Hold on to the metaphor for a moment and let’s get concrete with an example of using resistance to help determine what, where, and how to help a change move forward.
A large company was implementing enterprise information system management across the entire organization. As happens commonly in many large organizations, differences by function in IT applications, data bases, reporting requirements, policies, and special, home-grown IT solutions, etc. eventually lead to an electronic Tower of Babel. As a result, people then have to resort to spreadsheets and other database tools to make sense of information across the enterprise. Enterprise information systems improve integration and interoperability across business units and processes.
A change effort to move the company to enterprise information was launched. A long time and considerable upfront effort went into defining information governance and stewardship, policies and guidelines, process, structure, and quality management. When the Change Team appointed by leadership finally rolled out the proposed change, forceful resistance became evident and the entire effort seemed at risk. (I will discuss approaches to introducing change in another entry!)

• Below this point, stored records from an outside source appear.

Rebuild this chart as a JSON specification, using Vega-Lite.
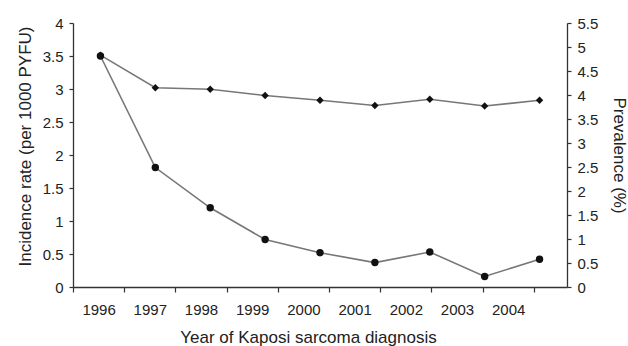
{
  "$schema": "https://vega.github.io/schema/vega-lite/v6.json",
  "autosize": "none",
  "width": 494,
  "height": 264,
  "padding": {"left": 73, "top": 23, "right": 61, "bottom": 59},
  "background": "white",
  "config": {
    "view": {"stroke": null},
    "axis": {
      "labelFont": "Liberation Sans",
      "titleFont": "Liberation Sans",
      "labelFontSize": 15,
      "titleFontSize": 17,
      "titleFontWeight": "normal",
      "labelColor": "#222",
      "titleColor": "#222",
      "domainColor": "#333",
      "tickColor": "#333",
      "domainWidth": 1.3,
      "tickWidth": 1.2,
      "grid": false
    }
  },
  "data": {
    "values": [
      {"year": "1996", "inc": 3.5, "prev": 4.83},
      {"year": "1997", "inc": 1.81, "prev": 4.15},
      {"year": "1998", "inc": 1.2, "prev": 4.12},
      {"year": "1999", "inc": 0.72, "prev": 3.99},
      {"year": "2000", "inc": 0.52, "prev": 3.89},
      {"year": "2001", "inc": 0.37, "prev": 3.78},
      {"year": "2002", "inc": 0.53, "prev": 3.91},
      {"year": "2003", "inc": 0.16, "prev": 3.77},
      {"year": "2004", "inc": 0.42, "prev": 3.89}
    ]
  },
  "layer": [
    {
      "mark": {"type": "point", "opacity": 0},
      "encoding": {
        "x": {
          "field": "year", "type": "ordinal",
          "scale": {"type": "band", "paddingInner": 0, "paddingOuter": 0.324, "align": 0},
          "axis": {"title": "Year of Kaposi sarcoma diagnosis", "labelAngle": 0, "tickBand": "extent", "tickSize": 5, "labelPadding": 10, "titlePadding": 12, "titleX": 235}
        },
        "y": {
          "field": "inc", "type": "quantitative",
          "scale": {"domain": [0, 4], "nice": false},
          "axis": {"title": "Incidence rate (per 1000 PYFU)", "orient": "left", "values": [0, 0.5, 1, 1.5, 2, 2.5, 3, 3.5, 4], "format": "~g", "tickSize": 4, "labelPadding": 6, "titlePadding": 8, "titleY": 123}
        }
      }
    },
    {
      "mark": {"type": "line", "color": "#777", "strokeWidth": 1.6},
      "encoding": {
        "x": {"field": "year", "type": "ordinal", "scale": {"type": "point", "padding": 0.5}, "axis": null},
        "y": {
          "field": "prev", "type": "quantitative",
          "scale": {"domain": [0, 5.5], "nice": false},
          "axis": {"title": "Prevalence (%)", "orient": "right", "values": [0, 0.5, 1, 1.5, 2, 2.5, 3, 3.5, 4, 4.5, 5, 5.5], "format": "~g", "tickSize": 4, "labelPadding": 6, "titlePadding": 12}
        }
      }
    },
    {
      "mark": {"type": "point", "shape": "diamond", "filled": true, "color": "#111", "opacity": 1, "size": 55},
      "encoding": {
        "x": {"field": "year", "type": "ordinal", "scale": {"type": "point", "padding": 0.5}, "axis": null},
        "y": {"field": "prev", "type": "quantitative", "scale": {"domain": [0, 5.5], "nice": false}, "axis": null}
      }
    },
    {
      "mark": {"type": "line", "color": "#777", "strokeWidth": 1.6},
      "encoding": {
        "x": {"field": "year", "type": "ordinal", "scale": {"type": "point", "padding": 0.5}, "axis": null},
        "y": {"field": "inc", "type": "quantitative", "scale": {"domain": [0, 4], "nice": false}, "axis": null}
      }
    },
    {
      "mark": {"type": "point", "shape": "circle", "filled": true, "color": "#111", "opacity": 1, "size": 55},
      "encoding": {
        "x": {"field": "year", "type": "ordinal", "scale": {"type": "point", "padding": 0.5}, "axis": null},
        "y": {"field": "inc", "type": "quantitative", "scale": {"domain": [0, 4], "nice": false}, "axis": null}
      }
    }
  ],
  "resolve": {"scale": {"x": "independent", "y": "independent"}, "axis": {"x": "independent", "y": "independent"}}
}
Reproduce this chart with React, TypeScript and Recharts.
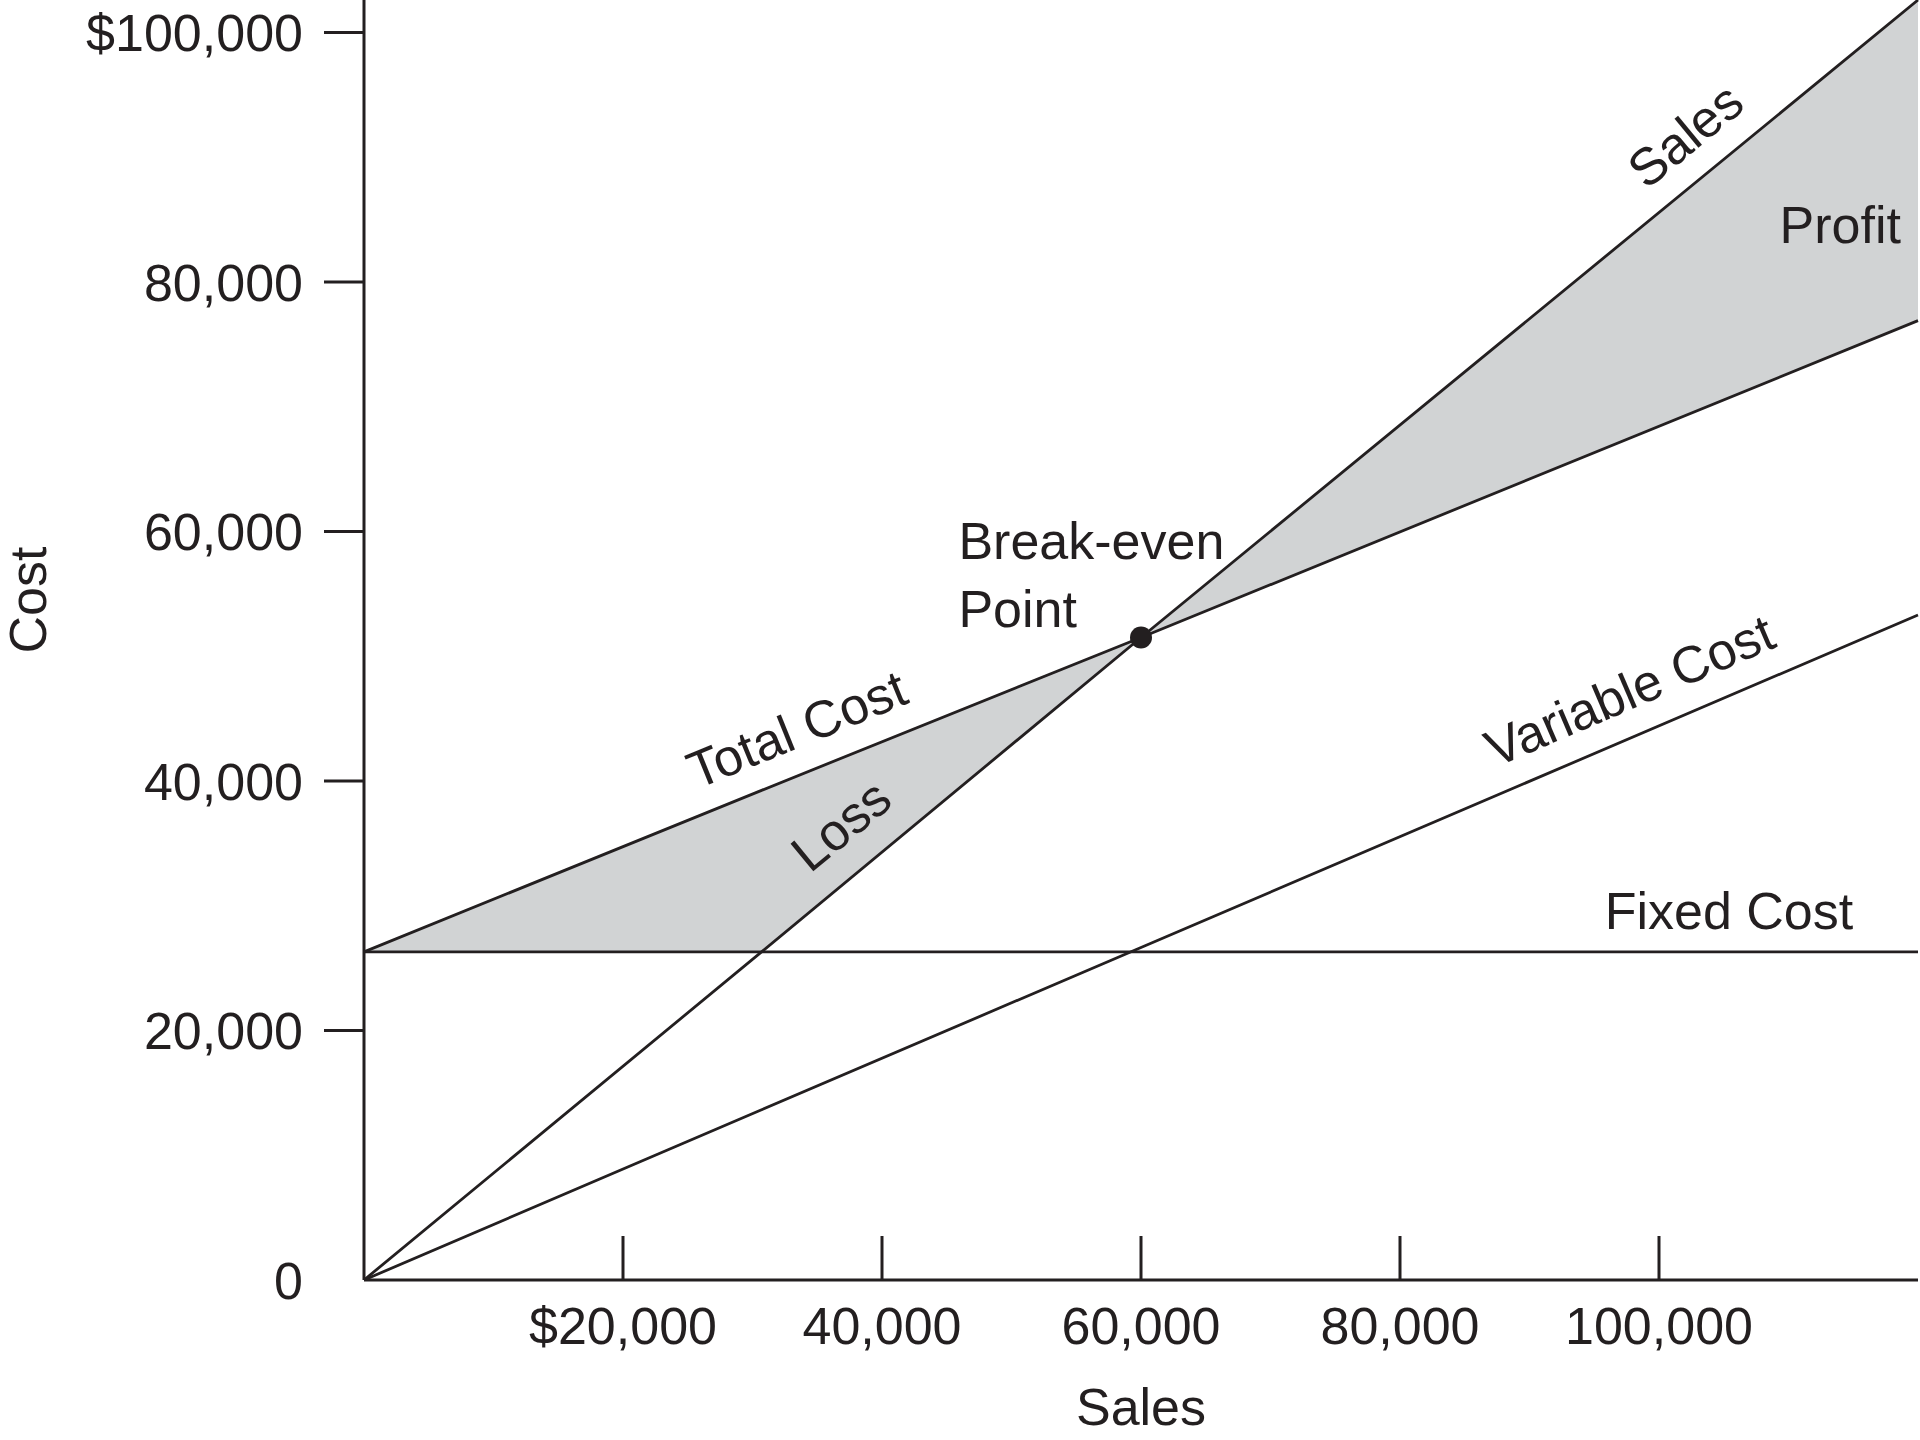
import {
  ComposedChart,
  Area,
  Line,
  XAxis,
  YAxis,
  ReferenceDot,
} from "recharts";

// sales volume at the points where the lines are sampled
const salesPoints = [0, 30700, 60000, 120000];
// revenue line
const salesLine = [0, 26300, 51500, 102600];
const fixedCost = [26300, 26300, 26300, 26300];
const variableCost = [0, 13650, 26650, 53300];
const totalCost = [26300, 39250, 51500, 76900];
// shaded band between revenue and total cost (loss below, profit above)
const bandLow = [26300, 26300, 51500, 76900];
const bandHigh = [26300, 39250, 51500, 102600];

const xTicks = [20000, 40000, 60000, 80000, 100000];
const yTicks = [0, 20000, 40000, 60000, 80000, 100000];

const breakEven = { x: 60000, y: 51500 };

const data = salesPoints.map((x, i) => ({
  x,
  sales: salesLine[i],
  fixed: fixedCost[i],
  variable: variableCost[i],
  total: totalCost[i],
  band: [bandLow[i], bandHigh[i]],
}));

const INK = "#231f20";
const FONT = '"Liberation Sans", Arial, Helvetica, sans-serif';
const FS = 52;

const money = (v: number, first: number) =>
  v === first ? `$${v.toLocaleString("en-US")}` : v.toLocaleString("en-US");

const XTick = (p: any) => {
  const { x, y, payload } = p;
  return (
    <g>
      <line x1={x} y1={y - 44} x2={x} y2={y} stroke={INK} strokeWidth={3} />
      <text x={x} y={y + 64} textAnchor="middle" fontSize={FS} fontFamily={FONT} fill={INK}>
        {money(payload.value, 20000)}
      </text>
    </g>
  );
};

const YTick = (p: any) => {
  const { x, y, payload } = p;
  return (
    <g>
      {payload.value !== 0 && (
        <line x1={x - 40} y1={y} x2={x} y2={y} stroke={INK} strokeWidth={3} />
      )}
      <text x={x - 61} y={y} dy="0.36em" textAnchor="end" fontSize={FS} fontFamily={FONT} fill={INK}>
        {money(payload.value, 100000)}
      </text>
    </g>
  );
};

// text placed at a data coordinate, optionally rotated around its anchor
const tag = (text: string, angle = 0, anchor: "middle" | "start" = "middle") => ({
  content: (p: any) => {
    const vb = p.viewBox || {};
    const cx = vb.x + (vb.width || 0) / 2;
    const cy = vb.y + (vb.height || 0) / 2;
    return (
      <text
        x={cx}
        y={cy}
        dy="0.36em"
        textAnchor={anchor}
        transform={angle ? `rotate(${angle} ${cx} ${cy})` : undefined}
        fontSize={FS}
        fontFamily={FONT}
        fill={INK}
      >
        {text}
      </text>
    );
  },
});

const labels = [
  { x: 102000, y: 91800, text: "Sales", angle: -39.5 },
  { x: 114000, y: 84600, text: "Profit", angle: 0 },
  { x: 33400, y: 44200, text: "Total Cost", angle: -22.1 },
  { x: 36800, y: 36500, text: "Loss", angle: -39.5 },
  { x: 97700, y: 47300, text: "Variable Cost", angle: -23.2 },
  { x: 105400, y: 29650, text: "Fixed Cost", angle: 0 },
];

export default function App() {
  return (
    <div style={{ position: "absolute", left: 0, top: 0, background: "#fff" }}>
      <ComposedChart
        width={1920}
        height={1440}
        data={data}
        margin={{ top: 0, right: 2, bottom: 0, left: 0 }}
      >
        <XAxis
          dataKey="x"
          type="number"
          domain={[0, 120000]}
          ticks={xTicks}
          height={160}
          tickSize={0}
          tickMargin={0}
          tickLine={false}
          tick={<XTick />}
          axisLine={{ stroke: INK, strokeWidth: 3 }}
          label={{
            content: (p: any) => {
              const vb = p.viewBox;
              return (
                <text x={vb.x + vb.width / 2} y={vb.y + 126} dy="0.36em" textAnchor="middle"
                  fontSize={FS} fontFamily={FONT} fill={INK}>
                  Sales
                </text>
              );
            },
          }}
        />
        <YAxis
          type="number"
          domain={[0, 102600]}
          allowDataOverflow
          ticks={yTicks}
          width={364}
          tickSize={0}
          tickMargin={0}
          tickLine={false}
          tick={<YTick />}
          axisLine={{ stroke: INK, strokeWidth: 3 }}
          label={{
            content: (p: any) => {
              const vb = p.viewBox;
              const cx = vb.x + 27;
              const cy = 600;
              return (
                <text x={cx} y={cy} dy="0.36em" textAnchor="middle" transform={`rotate(-90 ${cx} ${cy})`}
                  fontSize={FS} fontFamily={FONT} fill={INK}>
                  Cost
                </text>
              );
            },
          }}
        />

        <Area
          type="linear"
          dataKey="band"
          stroke="none"
          fill="#d1d3d4"
          fillOpacity={1}
          isAnimationActive={false}
        />

        <Line type="linear" dataKey="fixed" stroke={INK} strokeWidth={2.8} dot={false} isAnimationActive={false} />
        <Line type="linear" dataKey="variable" stroke={INK} strokeWidth={2.8} dot={false} isAnimationActive={false} />
        <Line type="linear" dataKey="total" stroke={INK} strokeWidth={2.8} dot={false} isAnimationActive={false} />
        <Line type="linear" dataKey="sales" stroke={INK} strokeWidth={2.8} dot={false} isAnimationActive={false} />

        <ReferenceDot x={breakEven.x} y={breakEven.y} r={11} fill={INK} stroke="none" />

        {labels.map((l) => (
          <ReferenceDot
            key={l.text}
            x={l.x}
            y={l.y}
            r={0}
            fill="none"
            stroke="none"
            ifOverflow="visible"
            label={tag(l.text, l.angle)}
          />
        ))}
        <ReferenceDot x={45900} y={59300} r={0} fill="none" stroke="none" ifOverflow="visible"
          label={tag("Break-even", 0, "start")} />
        <ReferenceDot x={45900} y={53850} r={0} fill="none" stroke="none" ifOverflow="visible"
          label={tag("Point", 0, "start")} />
      </ComposedChart>
    </div>
  );
}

At first, leadership and the Change Team didn’t know how to proceed. They were clear that they were facing strong resistance, but they didn’t know what to do about it. Realizing that they didn’t know what they didn’t know, they decided to step back. How could they discover what such strong resistance was about and where it was occurring?
After deliberation, they decided to develop and conduct a survey to learn as specifically as they could peoples’ beliefs and attitudes about enterprise information. As it turned out, it was the best step they could have taken.
Two parts of the survey data were very revealing. In one part, a series of questions was directed at what people saw as barriers to enterprise information. When a correlation analysis was applied to the data for these questions, the following became evident.
- Management attitude against enterprise information (EI), cultural norms against EI, and efforts to discourage interoperability among departments were highly positively correlated with each other - meaning managers with negative attitudes were actively discouraging EI to their direct reports.
- Management support for EI and reinforcement of EI through mechanisms like performance review were negatively correlated to management attitude – meaning as managers’ attitudes toward EI decreased so did observable support for and reinforcement of EI.
The Change Team now understood that in some parts of the organization management was not only not supporting EI, but in some cases was actively discouraging it.
Three questions remained. Where in the organization was this occurring? What was driving the negative attitude? How could the source of the negative attitude be effectively addressed? Results from a companion section of the survey helped to answer those questions.
A series of statements asked respondents to judge how important attributes such as uniqueness, trustworthiness, speed, ease, quality, etc. were:
- Critically important
- Very important
- Not at all important
to matters like applications, maintenance of data, use of data, access to data, and doing one’s job. For example, “We use data differently than other business units.” Is this critically important, very important, important, or not at all important?
To make the analysis stand out, a scoring convention was used to raise the threshold for identifying criticality of an issue. 60% of respondents needed to answer “very important” or “critically important” to an issue for it to reach the threshold.
By constructing a table of business units and their responses to these key issues, a very interesting picture emerged. For 6 of 12 business units surveyed, more than half of the named issues met or exceeded the threshold. For the other 6 business units, the majority of respondents indicated “not at all important” for all of the key issues. The “hot spots” became evident.
Leadership and the Change Team now knew the “what” and the “where” of the resistance they were facing. Armed with that information, they could then strategize “how” to reduce and eliminate it. There would still be a lot of hard work to do, but they were equipped with the right information to “trim the sails” to move the change forward.
The next time you encounter resistance in your change effort, recognize what your reaction is. Do you immediately want to just stamp it out? Eradicate it from the face of the earth with brute force? If so, step back, take a breath, and become…curious. You will learn a whole lot more about what, where, and how to address the resistance and you will be “trimming the sails” of your change.